CHENNAI: The Indian men’s hockey side have played 54 Olympic encounters since 1984. Their 55th — on the pristine blue astroturf of the North Pitch at Oi Hockey Stadium on Sunday — will be their most important match of the last four decades. Beat Great Britain and the possibilities are endless. Lose to Great Britain and it’s likely that they will not get a better chance to win a medal at the Games for a generation. When the draw was made, India would have picked Great Britain as the ideal quarterfinal opponent.
The last time they finished second or higher in the group stage was in 1980, when they won gold. Since that chastening 1-7 defeat against Australia, they have found a way past Spain before convincing wins against Argentina and Japan. The momentum they have built up over the past six days mean they start favourites against a side they have faced an awful lot in recent times.
The match itself promises to be an extremely open one, with both sides capable of eye-catching moments. India’s penalty corner exponents — Harmanpreet Singh, Rupinder Pal Singh and Varun Kumar — have come up with clever variations and that’s a great weapon to have in knockout competition. That they have relied on dead ball situations to score a truckload of goals is also indicative of two things.

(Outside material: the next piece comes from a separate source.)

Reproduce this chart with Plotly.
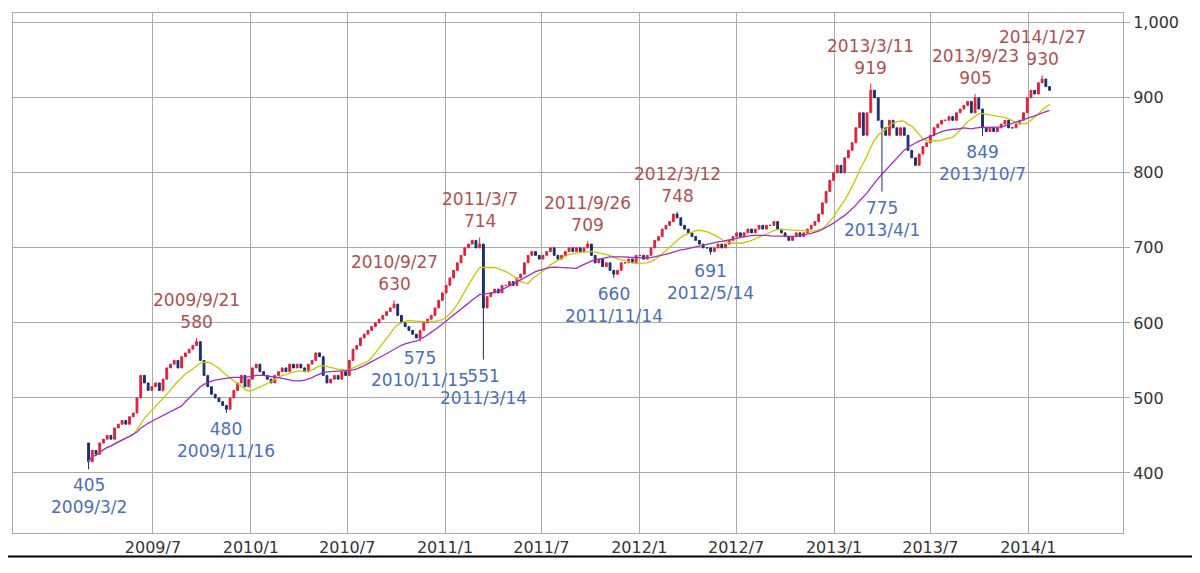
import pandas as pd
import plotly.graph_objects as go

closes = [415,430,425,440,445, 450,445,460,465, 470,465,475,480, 500,530,520,510,515,
 520,510,525,540, 545,550,540,555,560, 565,570,575,550, 530,515,505,500, 495,490,485,500,510,
 520,530,515,525,
 540,545,535,530, 525,520,530,535, 540,535,545,540,545, 540,535,545,550, 560,555,530,520,525,
 530,525,535,530, 550,565,570,580, 585,590,595,600,605, 610,615,620,625, 610,600,595,590,
 585,580,590,600,605, 610,620,630,640,
 650,660,670,680,690, 700,705,710,700, 705,620,635,640, 645,640,650,650, 655,650,660,665,680,
 690,695,690,685, 690,695,700,690, 685,690,695,700,695, 700,695,700,705, 690,680,685,675,680,
 670,665,670,680, 680,685,680,690,
 690,685,690,700,710, 715,725,730,735, 745,740,730,725, 720,715,710,705,700, 700,695,700,705,
 700,705,710,715, 720,715,720,725,720, 725,730,725,730, 730,735,725,720, 715,710,715,720,715,
 720,725,730,735, 745,760,775,790,800,
 810,800,820,830, 840,860,880,850, 880,910,900,870, 860,850,870,860,850, 860,850,830,820,
 810,825,835,840, 850,860,865,870,870, 875,870,880,885, 890,895,880,900,885, 860,855,860,855,
 860,865,870,860, 860,865,870,880,900,
 910,905,920,925, 915,910]
first_open = 440
high_overrides = {"2009-09-21":580,"2010-09-27":630,"2011-03-07":714,"2011-09-26":709,
                  "2012-03-12":748,"2013-03-11":919,"2013-09-23":905,"2014-01-27":930}
low_overrides = {"2009-03-02":405,"2009-11-16":480,"2010-11-15":575,"2011-03-14":551,
                 "2011-11-14":660,"2012-05-14":691,"2013-04-01":775,"2013-10-07":849}
highs_lbl = [("2009-09-21",580,"2009/9/21"),("2010-09-27",630,"2010/9/27"),("2011-03-07",714,"2011/3/7"),
             ("2011-09-26",709,"2011/9/26"),("2012-03-12",748,"2012/3/12"),("2013-03-11",919,"2013/3/11"),
             ("2013-09-23",905,"2013/9/23"),("2014-01-27",930,"2014/1/27")]
lows_lbl = [("2009-03-02",405,"2009/3/2"),("2009-11-16",480,"2009/11/16"),("2010-11-15",575,"2010/11/15"),
            ("2011-03-14",551,"2011/3/14"),("2011-11-14",660,"2011/11/14"),("2012-05-14",691,"2012/5/14"),
            ("2013-04-01",775,"2013/4/1"),("2013-10-07",849,"2013/10/7")]
tickvals = ["2009-07-01","2010-01-01","2010-07-01","2011-01-01","2011-07-01","2012-01-01",
            "2012-07-01","2013-01-01","2013-07-01","2014-01-01"]
ticktext = ["2009/7","2010/1","2010/7","2011/1","2011/7","2012/1","2012/7","2013/1","2013/7","2014/1"]

dates = pd.date_range("2009-03-02", periods=len(closes), freq="7D")
ds = [d.strftime("%Y-%m-%d") for d in dates]
opens = [first_open] + closes[:-1]
highs = [max(o, c) for o, c in zip(opens, closes)]
lows = [min(o, c) for o, c in zip(opens, closes)]
for i, d in enumerate(ds):
    if d in high_overrides: highs[i] = high_overrides[d]
    if d in low_overrides: lows[i] = low_overrides[d]
s = pd.Series(closes)
ma13 = s.rolling(13, min_periods=1).mean()
ma26 = s.rolling(26, min_periods=1).mean()

fig = go.Figure()
fig.add_trace(go.Candlestick(x=ds, open=opens, high=highs, low=lows, close=closes,
    increasing=dict(line=dict(color="#e0203a", width=1), fillcolor="#e0203a"),
    decreasing=dict(line=dict(color="#1a2f6e", width=1), fillcolor="#1a2f6e"),
    whiskerwidth=0, showlegend=False))
fig.add_trace(go.Scatter(x=ds, y=ma13, mode="lines", line=dict(color="#c8c800", width=1.3), showlegend=False))
fig.add_trace(go.Scatter(x=ds, y=ma26, mode="lines", line=dict(color="#a030c0", width=1.3), showlegend=False))
for d, v, t in highs_lbl:
    fig.add_annotation(x=d, y=v, text=f"{t}<br>{v}", showarrow=False, yanchor="bottom", yshift=4,
                       font=dict(color="#b05050", size=17))
for d, v, t in lows_lbl:
    fig.add_annotation(x=d, y=v, text=f"{v}<br>{t}", showarrow=False, yanchor="top", yshift=-4,
                       font=dict(color="#4a70b8", size=17))
fig.add_shape(type="line", xref="paper", yref="paper", x0=-0.005, x1=1.07, y0=-0.045, y1=-0.045,
              line=dict(color="black", width=2))
fig.update_layout(width=1200, height=573, margin=dict(l=5, r=85, t=5, b=48),
    plot_bgcolor="white", paper_bgcolor="white", font=dict(family="DejaVu Sans", size=16, color="#333"),
    xaxis=dict(range=["2008-10-11", "2014-06-28"], rangeslider=dict(visible=False),
               tickvals=tickvals, ticktext=ticktext, showgrid=True, gridcolor="#aaa",
               showline=True, linecolor="#aaa", mirror=True, ticks=""),
    yaxis=dict(range=[320, 1013], side="right", tickvals=[400,500,600,700,800,900,1000],
               tickformat=",", showgrid=True, gridcolor="#aaa", showline=True, linecolor="#aaa",
               mirror=True, ticks="outside", ticklen=6, tickcolor="#aaa"))
fig.write_html("out.html")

One, they are able to work themselves into good openings in the opposition D in order to get the penalty corners or penalty strokes. Apart from the match against Australia, they have scored at least one goal from a corner in five games, including two against Japan. Two, their variations are still not being worked out by the opposition rushers and goalkeeper. And all three of their specialists are in good form. To add to this confidence, their own defensive shape while defending corners is pretty good. For example, against Spain, they didn’t concede even one from the seven they faced. All these little things contribute immensely to building confidence.
Katariya’s hat-trick puts women in quarterfinals
The women wobbled but they also reached the quarterfinals thanks to a stupendous hat-trick by Vandana Katariya, the first of the hockey programme. Three times the women led South Africa and three times they lost that lead. But Katariya kept her cool in the last quarter to score what proved to be the winner. And when Great Britain beat Ireland later, they advanced to the knockouts for the first time in their Olympics history.